According to an industry report released on August 1 by the Beijing-based e-Commerce Research Center, China has 5,500 group purchasing websites, compared with 2,612 in late 2010. It means that nearly 17 new group purchasing websites open each day. More than 52 million people on the Chinese mainland have at least one account with a group purchasing website. E-commerce transactions have grown 31 percent to 2.95 trillion yuan in the first six months of 2011.
But e-commerce analysts warned an early winter may be on the way. At least 20 percent of small-scale group purchasing websites on the Chinese mainland are expected to fail in the second half of 2011 because of the ongoing credit tightening, said Feng Lin, a senior analyst for the e-Commerce Research Center.

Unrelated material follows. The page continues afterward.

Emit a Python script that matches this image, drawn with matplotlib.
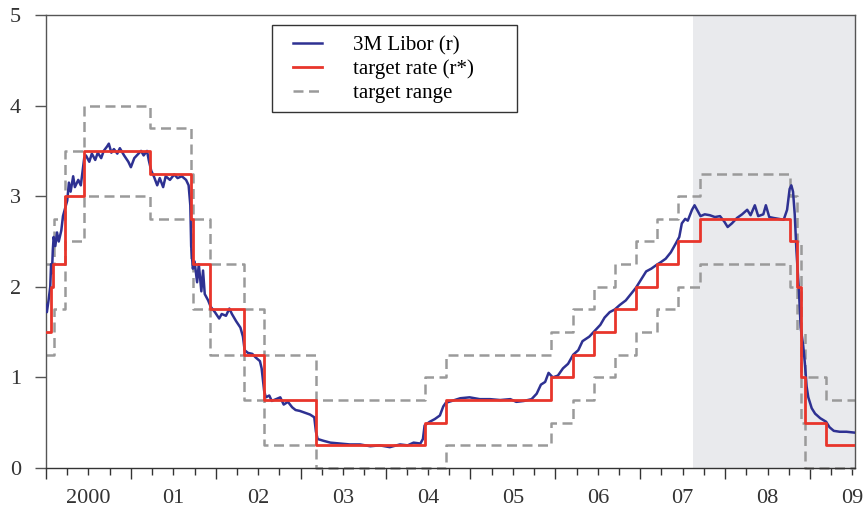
import matplotlib
matplotlib.use("Agg")
import matplotlib.pyplot as plt
from matplotlib.ticker import FixedLocator
from matplotlib.patches import Rectangle

plt.rcParams['font.family'] = ['Liberation Serif', 'DejaVu Serif']

# 3M Libor (decimal year, percent)
libor_t = [2000.00, 2000.01, 2000.03, 2000.05, 2000.06, 2000.07, 2000.08, 2000.09, 2000.11, 2000.13,
           2000.15, 2000.18, 2000.20, 2000.22, 2000.25, 2000.27, 2000.29, 2000.32, 2000.34, 2000.38,
           2000.41, 2000.45, 2000.47, 2000.51, 2000.54, 2000.58, 2000.61, 2000.65, 2000.68, 2000.72,
           2000.74, 2000.77, 2000.80, 2000.84, 2000.87, 2000.92, 2000.97, 2001.00, 2001.04, 2001.08,
           2001.12, 2001.15, 2001.19, 2001.21, 2001.24, 2001.27, 2001.31, 2001.34, 2001.38, 2001.41,
           2001.46, 2001.51, 2001.55, 2001.60, 2001.65, 2001.68, 2001.70, 2001.71, 2001.73, 2001.75,
           2001.78, 2001.80, 2001.83, 2001.85, 2001.87, 2001.91, 2001.94, 2001.99, 2002.04, 2002.07,
           2002.12, 2002.16, 2002.19, 2002.24, 2002.29, 2002.32, 2002.34, 2002.38, 2002.43, 2002.47,
           2002.52, 2002.54, 2002.57, 2002.59, 2002.63, 2002.66, 2002.71, 2002.76, 2002.80, 2002.85,
           2002.90, 2002.94, 2002.99, 2003.05, 2003.11, 2003.16, 2003.18, 2003.20, 2003.27, 2003.35,
           2003.46, 2003.58, 2003.70, 2003.82, 2003.93, 2004.05, 2004.17, 2004.26, 2004.33, 2004.41,
           2004.44, 2004.46, 2004.52, 2004.58, 2004.64, 2004.68, 2004.71, 2004.78, 2004.88, 2004.99,
           2005.11, 2005.23, 2005.35, 2005.47, 2005.54, 2005.63, 2005.72, 2005.78, 2005.83, 2005.88,
           2005.92, 2005.97, 2006.03, 2006.09, 2006.15, 2006.21, 2006.27, 2006.32, 2006.40, 2006.47,
           2006.53, 2006.58, 2006.64, 2006.70, 2006.76, 2006.83, 2006.89, 2006.95, 2007.01, 2007.07,
           2007.13, 2007.19, 2007.24, 2007.30, 2007.36, 2007.42, 2007.46, 2007.49, 2007.53, 2007.56,
           2007.61, 2007.64, 2007.68, 2007.71, 2007.76, 2007.82, 2007.88, 2007.94, 2007.99, 2008.03,
           2008.08, 2008.14, 2008.20, 2008.26, 2008.30, 2008.35, 2008.39, 2008.45, 2008.48, 2008.52,
           2008.57, 2008.63, 2008.69, 2008.73, 2008.76, 2008.78, 2008.80, 2008.82, 2008.84, 2008.87,
           2008.89, 2008.92, 2008.94, 2008.96, 2008.98, 2009.02, 2009.06, 2009.12, 2009.19, 2009.23,
           2009.28, 2009.35, 2009.43, 2009.53]
libor = [1.80, 1.72, 1.85, 2.00, 2.25, 2.15, 2.40, 2.55, 2.45, 2.60,
         2.50, 2.62, 2.78, 2.85, 2.95, 3.15, 3.05, 3.22, 3.10, 3.18,
         3.12, 3.42, 3.45, 3.38, 3.47, 3.40, 3.48, 3.42, 3.50, 3.55,
         3.58, 3.48, 3.52, 3.47, 3.53, 3.45, 3.38, 3.32, 3.42, 3.46,
         3.50, 3.45, 3.50, 3.40, 3.28, 3.22, 3.12, 3.20, 3.10, 3.22,
         3.18, 3.24, 3.20, 3.22, 3.18, 3.12, 2.90, 2.45, 2.20, 2.28,
         2.05, 2.25, 1.95, 2.18, 1.92, 1.85, 1.78, 1.72, 1.65, 1.70,
         1.68, 1.76, 1.70, 1.62, 1.55, 1.45, 1.30, 1.27, 1.26, 1.22,
         1.18, 1.10, 0.85, 0.78, 0.80, 0.74, 0.76, 0.78, 0.70, 0.73,
         0.67, 0.64, 0.63, 0.61, 0.59, 0.56, 0.40, 0.32, 0.30, 0.28,
         0.27, 0.26, 0.26, 0.24, 0.25, 0.23, 0.26, 0.25, 0.28, 0.27,
         0.32, 0.47, 0.51, 0.54, 0.58, 0.68, 0.72, 0.74, 0.77, 0.78,
         0.76, 0.76, 0.75, 0.76, 0.73, 0.74, 0.76, 0.82, 0.92, 0.95,
         1.05, 1.00, 1.02, 1.10, 1.15, 1.25, 1.30, 1.40, 1.45, 1.52,
         1.58, 1.66, 1.72, 1.75, 1.80, 1.85, 1.92, 1.99, 2.08, 2.17,
         2.20, 2.24, 2.27, 2.31, 2.38, 2.48, 2.55, 2.70, 2.75, 2.73,
         2.85, 2.90, 2.83, 2.78, 2.80, 2.79, 2.77, 2.78, 2.72, 2.66,
         2.70, 2.76, 2.80, 2.85, 2.79, 2.90, 2.78, 2.80, 2.90, 2.77,
         2.76, 2.75, 2.74, 2.85, 3.08, 3.12, 3.05, 2.80, 2.40, 1.95,
         1.55, 1.35, 1.15, 0.90, 0.78, 0.66, 0.60, 0.55, 0.51, 0.45,
         0.41, 0.40, 0.40, 0.39]

# target rate r*: start of each step
rstar_t = [2000.0, 2000.055, 2000.085, 2000.22, 2000.45, 2001.22, 2001.71, 2001.73, 2001.93,
           2002.33, 2002.57, 2003.18, 2004.46, 2004.71, 2005.95, 2006.205, 2006.455, 2006.70,
           2006.95, 2007.20, 2007.45, 2007.70, 2008.77, 2008.85, 2008.89, 2008.945, 2009.19]
rstar = [1.5, 2.0, 2.25, 3.0, 3.5, 3.25, 2.75, 2.25, 1.75,
         1.25, 0.75, 0.25, 0.5, 0.75, 1.0, 1.25, 1.5, 1.75,
         2.0, 2.25, 2.5, 2.75, 2.5, 2.0, 1.0, 0.5, 0.25]

# target range
range_t = [2000.0, 2000.09, 2000.22, 2000.45, 2001.22, 2001.71, 2001.73, 2001.93, 2002.33,
           2002.57, 2003.18, 2004.46, 2004.71, 2005.95, 2006.205, 2006.455, 2006.70, 2006.95,
           2007.20, 2007.45, 2007.70, 2008.77, 2008.85, 2008.89, 2008.945, 2009.19]
upper = [2.25, 2.75, 3.5, 4.0, 3.75, 3.25, 2.75, 2.25, 1.75,
         1.25, 0.75, 1.0, 1.25, 1.5, 1.75, 2.0, 2.25, 2.5,
         2.75, 3.0, 3.25, 3.0, 2.5, 1.5, 1.0, 0.75]
lower = [1.25, 1.75, 2.5, 3.0, 2.75, 2.25, 1.75, 1.25, 0.75,
         0.25, 0.0, 0.0, 0.25, 0.5, 0.75, 1.0, 1.25, 1.5,
         1.75, 2.0, 2.25, 2.0, 1.5, 0.5, 0.0, 0.0]

crisis_start = 2007.62
t_end = 2009.53
years = list(range(2000, 2010))
year_labels = ['2000', '01', '02', '03', '04', '05', '06', '07', '08', '09']

blue = '#2e3192'
red = '#e8352b'
grey = '#9a9a9a'

fig = plt.figure(figsize=(8.67, 5.12), dpi=100)
ax = fig.add_axes([46 / 867, 1 - 468 / 512, 809 / 867, 453 / 512])

ax.axvspan(crisis_start, t_end, color='#e9eaed', zorder=0, lw=0)

dash_kw = dict(color=grey, lw=1.8, dashes=(4, 2.2), where='post', clip_on=False, zorder=2)
ax.step(range_t + [t_end], upper + [upper[-1]], label='target range', **dash_kw)
ax.step(range_t + [t_end], lower + [lower[-1]], **dash_kw)

ax.plot(libor_t, libor, color=blue, lw=1.8, zorder=3, label='3M Libor (r)')
ax.step(rstar_t + [t_end], rstar + [rstar[-1]], where='post', color=red, lw=2.0,
        zorder=4, label='target rate (r*)')

ax.set_xlim(2000, t_end)
ax.set_ylim(0, 5)

for s in ax.spines.values():
    s.set_color('#555555')
    s.set_linewidth(1.0)
ax.spines['bottom'].set_color('#333333')

ax.set_yticks([0, 1, 2, 3, 4, 5])
ax.tick_params(axis='y', length=8, width=1, color='#555555', pad=10,
               labelsize=16, labelcolor='#333333')

ax.xaxis.set_major_locator(FixedLocator(years))
quarters = [y + q / 4 for y in years for q in (1, 2, 3) if y + q / 4 < t_end]
ax.xaxis.set_minor_locator(FixedLocator(quarters))
ax.tick_params(axis='x', which='major', length=8, width=1, color='#333333', labelbottom=False)
ax.tick_params(axis='x', which='minor', length=5, width=1, color='#333333')

for y, lab in zip(years, year_labels):
    ax.text(y + 0.5, -0.068, lab, transform=ax.get_xaxis_transform(),
            ha='center', va='center', fontsize=16, color='#333333')

# legend box drawn separately so the padding matches
ax.add_patch(Rectangle((0.2794, 0.786), 0.3028, 0.192, transform=ax.transAxes,
                       facecolor='white', edgecolor='#333333', lw=1.0, zorder=5))
h, l = ax.get_legend_handles_labels()
order = [1, 2, 0]
leg = ax.legend([h[i] for i in order], [l[i] for i in order],
                loc='upper left', bbox_to_anchor=(0.3053, 0.954),
                borderaxespad=0, frameon=False, borderpad=0,
                fontsize=15, handlelength=1.4, handletextpad=1.5,
                labelspacing=0.2)
leg.set_zorder(6)

fig.savefig('out.png', dpi=100)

“Although the number of group purchasing websites is still growing, the growth is slowing,” Feng told the Global Times. “In May 2011, the monthly growth rate of those newly-opened group purchasing sites slowed to 9.95 percent, a record low.”
One major issue many group purchasing companies must confront is their out-of-control spending on marketing. “Any company that fails to come up with a healthy balance sheet will see it closed very soon, when little capital will flow in,” Feng said.

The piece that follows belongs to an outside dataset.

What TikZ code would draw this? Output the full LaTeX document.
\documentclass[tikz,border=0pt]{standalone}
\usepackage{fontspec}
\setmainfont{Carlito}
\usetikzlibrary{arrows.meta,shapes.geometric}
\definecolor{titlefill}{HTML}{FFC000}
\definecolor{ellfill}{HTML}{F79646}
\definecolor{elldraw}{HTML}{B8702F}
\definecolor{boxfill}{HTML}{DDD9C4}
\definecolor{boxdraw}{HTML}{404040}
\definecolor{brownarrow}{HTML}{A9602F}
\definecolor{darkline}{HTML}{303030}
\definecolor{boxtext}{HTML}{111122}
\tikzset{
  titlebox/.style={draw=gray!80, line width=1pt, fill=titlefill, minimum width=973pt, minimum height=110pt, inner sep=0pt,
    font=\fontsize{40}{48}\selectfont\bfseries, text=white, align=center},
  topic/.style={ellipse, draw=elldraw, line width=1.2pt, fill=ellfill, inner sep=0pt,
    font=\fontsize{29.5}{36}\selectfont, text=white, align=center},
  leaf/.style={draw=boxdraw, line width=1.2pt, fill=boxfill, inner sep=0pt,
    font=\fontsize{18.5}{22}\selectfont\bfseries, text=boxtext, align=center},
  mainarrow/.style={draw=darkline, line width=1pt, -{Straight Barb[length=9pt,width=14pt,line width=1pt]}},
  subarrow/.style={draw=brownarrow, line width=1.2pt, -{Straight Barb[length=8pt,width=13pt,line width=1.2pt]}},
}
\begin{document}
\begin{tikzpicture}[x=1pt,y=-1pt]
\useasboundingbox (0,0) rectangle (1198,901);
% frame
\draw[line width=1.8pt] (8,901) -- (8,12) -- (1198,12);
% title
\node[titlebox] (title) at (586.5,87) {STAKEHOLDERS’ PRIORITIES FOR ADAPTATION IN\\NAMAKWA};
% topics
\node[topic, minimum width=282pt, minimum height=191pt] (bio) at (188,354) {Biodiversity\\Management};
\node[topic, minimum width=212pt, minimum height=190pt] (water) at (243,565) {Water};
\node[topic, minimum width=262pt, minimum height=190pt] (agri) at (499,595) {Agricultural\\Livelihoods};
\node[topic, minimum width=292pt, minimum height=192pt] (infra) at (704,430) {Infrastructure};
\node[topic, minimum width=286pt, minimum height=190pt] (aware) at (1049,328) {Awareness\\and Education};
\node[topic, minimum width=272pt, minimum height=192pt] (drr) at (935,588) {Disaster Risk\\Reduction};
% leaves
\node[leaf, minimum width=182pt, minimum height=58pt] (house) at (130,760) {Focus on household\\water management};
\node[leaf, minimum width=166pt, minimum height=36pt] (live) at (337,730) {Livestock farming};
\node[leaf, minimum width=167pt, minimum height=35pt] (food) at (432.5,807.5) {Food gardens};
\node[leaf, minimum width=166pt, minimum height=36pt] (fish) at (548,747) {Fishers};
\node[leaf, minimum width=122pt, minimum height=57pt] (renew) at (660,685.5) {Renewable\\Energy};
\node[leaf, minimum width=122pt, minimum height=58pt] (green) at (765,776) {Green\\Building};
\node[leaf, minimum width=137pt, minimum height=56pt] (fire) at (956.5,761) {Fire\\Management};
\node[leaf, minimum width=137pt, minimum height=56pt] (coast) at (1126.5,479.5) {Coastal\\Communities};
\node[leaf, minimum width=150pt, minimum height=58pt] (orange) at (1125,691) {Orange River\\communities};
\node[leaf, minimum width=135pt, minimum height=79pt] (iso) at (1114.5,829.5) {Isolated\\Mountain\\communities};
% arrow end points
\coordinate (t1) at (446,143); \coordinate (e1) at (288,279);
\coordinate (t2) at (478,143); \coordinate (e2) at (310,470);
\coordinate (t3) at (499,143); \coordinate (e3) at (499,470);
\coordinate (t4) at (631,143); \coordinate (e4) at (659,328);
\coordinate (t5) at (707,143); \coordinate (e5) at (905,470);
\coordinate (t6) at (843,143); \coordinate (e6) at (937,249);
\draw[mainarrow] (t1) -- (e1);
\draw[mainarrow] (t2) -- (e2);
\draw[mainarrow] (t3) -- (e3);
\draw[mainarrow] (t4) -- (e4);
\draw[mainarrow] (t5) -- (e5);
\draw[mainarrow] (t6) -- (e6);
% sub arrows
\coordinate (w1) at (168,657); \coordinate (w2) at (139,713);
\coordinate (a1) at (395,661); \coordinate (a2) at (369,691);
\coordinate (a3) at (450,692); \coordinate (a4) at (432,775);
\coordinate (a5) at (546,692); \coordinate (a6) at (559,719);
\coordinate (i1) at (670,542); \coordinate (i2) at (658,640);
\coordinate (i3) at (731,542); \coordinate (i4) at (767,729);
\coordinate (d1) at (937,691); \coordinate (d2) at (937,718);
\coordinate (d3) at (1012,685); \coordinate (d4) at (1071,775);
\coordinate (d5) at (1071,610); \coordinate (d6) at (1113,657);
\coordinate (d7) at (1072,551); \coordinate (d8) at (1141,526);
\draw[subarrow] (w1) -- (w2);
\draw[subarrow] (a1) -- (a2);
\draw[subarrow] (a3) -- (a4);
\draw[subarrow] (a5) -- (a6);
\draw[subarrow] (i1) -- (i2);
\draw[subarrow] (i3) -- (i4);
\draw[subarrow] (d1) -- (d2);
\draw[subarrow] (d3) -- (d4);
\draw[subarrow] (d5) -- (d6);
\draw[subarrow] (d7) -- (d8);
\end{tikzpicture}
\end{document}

The top 10 group purchasing websites, according to iResearch Inc, an online consumer research center, include ju.taobao.com, lashou.com, meituan.com and the mainland-based groupon.com. “Ju.taobao.com is a subsidiary of taobao.com, an online shopping platform established in 2003 by Alibaba Group,” said Feng. “They have the best chance to survive the industry’s ‘economic winter’ on the mainland.”
Meituan.com, which is backed by Groupon, raised $60 million in April. But its chief executive officer Wang Xing said at a press conference on July 16 that the funds are still sitting in the bank. Wang believes its cash is the company’s best bet for weathering the so-called winter.

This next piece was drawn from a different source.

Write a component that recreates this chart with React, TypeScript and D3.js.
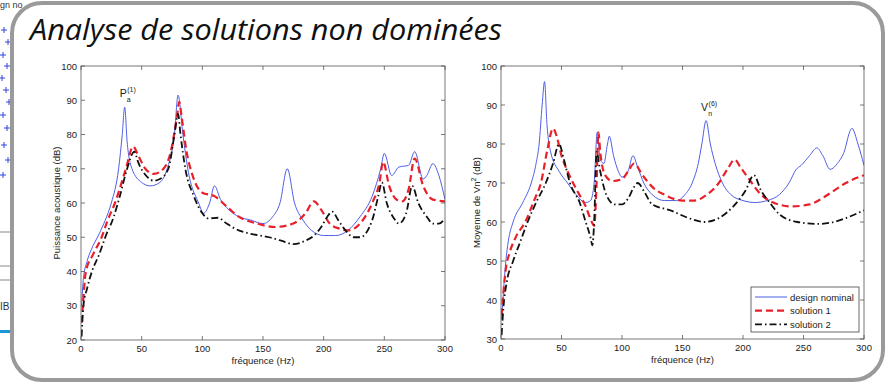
import * as d3 from "d3";

// [fréquence (Hz), niveau (dB)]
const puissanceNominal: [number, number][] = [
  [0.5, 30], [2, 38], [5, 43], [8, 46], [15, 51], [20, 55], [25, 60], [31, 70], [34, 80], [36, 88],
  [38, 78], [42, 70], [50, 66], [57, 65], [65, 66], [71, 70], [77, 80], [80, 91.5], [84, 80],
  [88, 70], [97, 60], [101, 57], [106, 60], [110, 65], [115, 61], [122, 58], [130, 56], [140, 55],
  [150, 54], [158, 56], [164, 60], [170, 70], [176, 60], [183, 55], [190, 52], [200, 50.5],
  [210, 50.5], [220, 52], [230, 56], [240, 62], [247, 70], [250, 74.5], [256, 68], [262, 70.5],
  [270, 71], [275, 75], [282, 67], [285, 68], [290, 71.5], [295, 68], [300, 61],
];
const puissanceSol1: [number, number][] = [
  [0.5, 25], [1.5, 30], [4, 40], [10, 45], [17, 50], [22, 55], [28, 60], [37, 70], [43, 76.5],
  [47, 74], [53, 70], [60, 68.5], [68, 70], [74, 75], [79, 85], [81, 89.5], [83, 85], [87, 75],
  [92, 68], [100, 63], [110, 62], [120, 59], [130, 56], [145, 54], [160, 53], [175, 54], [185, 57],
  [192, 60.5], [198, 58], [205, 54], [213, 52.5], [220, 52], [230, 54], [240, 60], [246, 66],
  [249, 72], [254, 65], [260, 61], [265, 60.5], [270, 64], [275, 73], [282, 65], [290, 61], [300, 60.5],
];
const puissanceSol2: [number, number][] = [
  [0.5, 21], [2, 30], [5, 35], [9, 40], [15, 45], [20, 50], [27, 56], [32, 62], [38, 70], [44, 75],
  [47, 72], [55, 67.5], [60, 66.5], [65, 67], [72, 70], [77, 80], [80, 86], [82, 80], [86, 70],
  [93, 62], [100, 57], [105, 55.5], [113, 55.7], [120, 54], [130, 52], [140, 51], [155, 50],
  [165, 49], [175, 48], [185, 49], [192, 50.5], [198, 53], [203, 56], [207, 57.5], [212, 55],
  [218, 52], [225, 50], [230, 50], [240, 55], [245, 62], [248, 66], [252, 60], [258, 55.5],
  [262, 54], [268, 57], [273, 65], [278, 60], [285, 56], [290, 54], [295, 54], [300, 55.5],
];

const vitesseNominal: [number, number][] = [
  [0.5, 35], [2, 42], [4, 50], [6, 55], [10, 60], [18, 65], [25, 70], [29, 75], [31.5, 80], [34, 90],
  [36, 96], [38, 85], [41, 78], [48, 73], [55, 70], [62, 67], [70, 65], [74, 65.5], [77, 70],
  [79.5, 83], [82, 76], [85, 75], [88, 80], [89.5, 82], [93, 77], [97, 73], [100, 71.5], [105, 73],
  [109, 77], [113, 74], [118, 70], [125, 67], [135, 65.5], [145, 65.5], [152, 67], [158, 70],
  [163, 75], [166, 80], [169.5, 86], [173, 80], [177, 75], [183, 70], [190, 67], [200, 65.5],
  [210, 65], [220, 65.5], [230, 67], [238, 70], [244, 73.5], [248, 74.5], [255, 77], [261, 79],
  [266, 77], [272, 73.5], [278, 75], [283, 77.5], [290, 84], [295, 80], [300, 74.5],
];
const vitesseSol1: [number, number][] = [
  [0.5, 36], [1.5, 40], [4, 48], [7, 52], [12, 56], [20, 60], [28, 66], [33, 70], [38, 78], [43, 84],
  [46, 82], [50, 77], [55, 73], [63, 68], [70, 64], [75, 60], [77, 59], [79, 70], [80.5, 83],
  [82, 78], [86, 72], [92, 70.5], [100, 71], [105, 73], [110, 75], [117, 72], [125, 69], [135, 67],
  [150, 65.5], [160, 65.5], [170, 67], [180, 70], [188, 74], [193, 76], [198, 74], [205, 71],
  [215, 67], [225, 65], [240, 64], [255, 64.5], [265, 66], [275, 68], [285, 70], [300, 72],
];
const vitesseSol2: [number, number][] = [
  [0.5, 31], [2, 38], [5, 45], [10, 50], [16, 55], [22, 60], [29, 65], [37, 70], [43, 75], [48, 80],
  [52, 76], [57, 70], [65, 65], [70, 60], [74, 56], [75.5, 54], [77, 60], [79, 78], [82, 73],
  [87, 67], [94, 64.5], [100, 64.5], [105, 66], [110, 69], [113, 70], [118, 68], [125, 64.5],
  [140, 63], [155, 61], [168, 60], [180, 61], [192, 64], [202, 68], [209, 72], [215, 68],
  [222, 65], [230, 62], [245, 60], [262, 59.5], [275, 60], [285, 61], [300, 63],
];

const xTicks = [0, 50, 100, 150, 200, 250, 300];
const leftYTicks = [20, 30, 40, 50, 60, 70, 80, 90, 100];
const rightYTicks = [30, 40, 50, 60, 70, 80, 90, 100];
const seriesNames = ["design nominal", "solution 1", "solution 2"];

// plus markers of the slide peeking out on the left
const bgPluses: [number, number][] = [
  [4, 30], [8, 42], [3, 55], [7, 66], [2, 78], [6, 90], [9, 102], [3, 115], [7, 128], [4, 145], [8, 160], [3, 175],
];

const STYLES = [
  { color: "#4f5fe6", width: 1, dash: "" },
  { color: "#e8202a", width: 2.2, dash: "7 4" },
  { color: "#111", width: 1.8, dash: "7 3 1.5 3" },
];

const FONT = "'Liberation Sans', Arial, sans-serif";

interface ChartProps {
  left: number;
  top: number;
  width: number;
  height: number;
  yDomain: [number, number];
  yTicks: number[];
  series: [number, number][][];
  yLabel: React.ReactNode;
  annotation: { f: number; v: number; main: string; sub: string; sup: string };
  legend?: boolean;
}

function Chart({ left, top, width, height, yDomain, yTicks, series, yLabel, annotation, legend }: ChartProps) {
  const x = d3.scaleLinear().domain([0, 300]).range([0, width]);
  const y = d3.scaleLinear().domain(yDomain).range([height, 0]);
  const line = d3
    .line<[number, number]>()
    .x((d) => x(d[0]))
    .y((d) => y(d[1]))
    .curve(d3.curveMonotoneX);

  const tick = 4;
  return (
    <g transform={`translate(${left},${top})`} fontFamily={FONT}>
      <rect width={width} height={height} fill="#fff" />
      <defs>
        <clipPath id={`clip-${left}`}>
          <rect width={width} height={height} />
        </clipPath>
      </defs>
      <g clipPath={`url(#clip-${left})`}>
        {series.map((s, i) => (
          <path
            key={i}
            d={line(s) ?? ""}
            fill="none"
            stroke={STYLES[i].color}
            strokeWidth={STYLES[i].width}
            strokeDasharray={STYLES[i].dash}
            strokeLinejoin="round"
          />
        ))}
      </g>
      <rect width={width} height={height} fill="none" stroke="#555" strokeWidth={0.8} />
      {xTicks.map((t) => (
        <g key={t}>
          <line x1={x(t)} x2={x(t)} y1={height} y2={height - tick} stroke="#555" strokeWidth={0.8} />
          <line x1={x(t)} x2={x(t)} y1={0} y2={tick} stroke="#555" strokeWidth={0.8} />
          <text x={x(t)} y={height + 12} fontSize={9.5} textAnchor="middle" fill="#222">
            {t}
          </text>
        </g>
      ))}
      {yTicks.map((t) => (
        <g key={t}>
          <line x1={0} x2={tick} y1={y(t)} y2={y(t)} stroke="#555" strokeWidth={0.8} />
          <line x1={width} x2={width - tick} y1={y(t)} y2={y(t)} stroke="#555" strokeWidth={0.8} />
          <text x={-4} y={y(t) + 3.5} fontSize={9.5} textAnchor="end" fill="#222">
            {t}
          </text>
        </g>
      ))}
      <text x={width / 2} y={height + 24} fontSize={9.5} textAnchor="middle" fill="#222">
        fréquence (Hz)
      </text>
      <text
        transform={`translate(-21,${height / 2}) rotate(-90)`}
        fontSize={9.5}
        textAnchor="middle"
        fill="#222"
      >
        {yLabel}
      </text>
      <text x={x(annotation.f) - 5} y={y(annotation.v)} fontSize={10.5} fill="#222">
        {annotation.main}
        <tspan fontSize={7} dx={0.5} dy={-5}>{annotation.sup}</tspan>
        <tspan fontSize={7} dx={-9} dy={10}>{annotation.sub}</tspan>
      </text>
      {legend && (
        <g transform={`translate(${width - 113},${height - 52})`}>
          <rect width={108} height={45} fill="#fff" stroke="#444" strokeWidth={0.8} />
          {seriesNames.map((name, i) => (
            <g key={name} transform={`translate(0,${10 + i * 13.7})`}>
              <line
                x1={4}
                x2={36}
                y1={0}
                y2={0}
                stroke={STYLES[i].color}
                strokeWidth={STYLES[i].width}
                strokeDasharray={STYLES[i].dash}
              />
              <text x={39} y={3.5} fontSize={9.5} fill="#222">
                {name}
              </text>
            </g>
          ))}
        </g>
      )}
    </g>
  );
}

export default function App() {
  return (
    <svg width={888} height={387} style={{ position: "absolute", left: 0, top: 0, background: "#fff" }}>
      {/* slide behind, on the left */}
      <text x={0} y={8} fontSize={9} fontFamily={FONT} fill="#333">gn no</text>
      {bgPluses.map(([px, py], i) => (
        <path key={i} d={`M${px - 3},${py}h6M${px},${py - 3}v6`} stroke="#3344dd" strokeWidth={1} />
      ))}
      <line x1={0} x2={11} y1={232} y2={232} stroke="#888" />
      <line x1={0} x2={11} y1={266} y2={266} stroke="#888" />
      <line x1={0} x2={11} y1={280} y2={280} stroke="#888" />
      <text x={0} y={310} fontSize={10} fontFamily={FONT} fill="#333">IB</text>
      <rect x={0} y={330} width={11} height={3} fill="#1a98d5" />

      <rect x={12} y={3} width={871} height={377} rx={30} fill="#fff" stroke="#9a9a9a" strokeWidth={4} />
      <text
        x={30}
        y={40}
        fontSize={30}
        fontStyle="italic"
        fontFamily="'Open Sans', sans-serif"
        fill="#111"
        textLength={472}
        lengthAdjust="spacingAndGlyphs"
      >
        Analyse de solutions non dominées
      </text>

      <Chart
        left={81}
        top={66}
        width={364}
        height={274}
        yDomain={[20, 100]}
        yTicks={leftYTicks}
        series={[puissanceNominal, puissanceSol1, puissanceSol2]}
        yLabel="Puissance acoustique (dB)"
        annotation={{ f: 36, v: 91, main: "P", sub: "a", sup: "(1)" }}
      />
      <Chart
        left={501}
        top={66}
        width={363}
        height={273}
        yDomain={[30, 100]}
        yTicks={rightYTicks}
        series={[vitesseNominal, vitesseSol1, vitesseSol2]}
        yLabel={
          <>
            Moyenne de Vn<tspan fontSize={7} dy={-4}>2</tspan>
            <tspan dy={4}> (dB)</tspan>
          </>
        }
        annotation={{ f: 169.5, v: 88.5, main: "V", sub: "n", sup: "(6)" }}
        legend
      />
    </svg>
  );
}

A former operations manager of ganji.com, who declined to be named, told the Global Times the massive success of group purchasing websites in the US is unlikely to translate into success on the Chinese mainland market.
“I am pessimistic about the group coupon model in China,” he said. “We only copied the American model, but we don’t have America’s commercial environment, judiciary system, market maturity and service in place.”
He said the group purchasing market in China is plagued by fake goods and dishonest sales tactics, which will eventually “doom” many smaller websites.
“I will be very surprised if half of the group purchasing websites survive 2011,” he added, “especially when the government is calling for greater supervision over these business-to-consumer websites.”
Low barriers for entry
It is estimated that it costs only about 4,000 yuan to set up a group purchasing website and 10,000 yuan per month to keep it running, according to iResearch Inc. The low threshold for entry is considered the major reason behind the current chaos, said Meng Hui, business manager of the mainland’s leading social network Kaixin, as well as a major player in the industry.
“Larger group purchasing sites have their own sets of rules and guidelines, some have their own quality control departments to make sure goods advertised on their sites are not fake,” Meng told the Global Times. “But smaller ones are struggling to keep up with their competitors, and their rules are lax.”
Meng suggested that a more comprehensive set of guidelines must be in place to regulate the industry, but a higher threshold could wipe out the late entrants to the market. “More regulations mean a higher cost for those who want to get a piece in this lucrative market,” Meng said. “Then smaller sites will not make the cut. Offering lower-than-average packaged prices is the only tool that smaller websites have, and that will no longer be feasible.”
Meng suggested smaller group buyer websites should reorient themselves by adopting a stronger business-to business approach.
“Group coupons can become an affordable advertising channel for smaller retailers and entertainment providers,” Meng said. “It can help smaller local group purchasing sites differentiate themselves from the major players.”
Zhou Jun, the producer of the “Laughing Meatball Troupe,” a theatre group in Beijing, said they rely on group purchasing websites to attract audience members to their productions.
“We look at the group coupons as method of mass dissemination. The group tickets account for approximately 80 percent of our audience since we opened in June,” Zhou told the Global Times. “But we don’t recommend using them long-term, because consumers can get used to the low prices and consequently, it becomes difficult to raise them in the future.”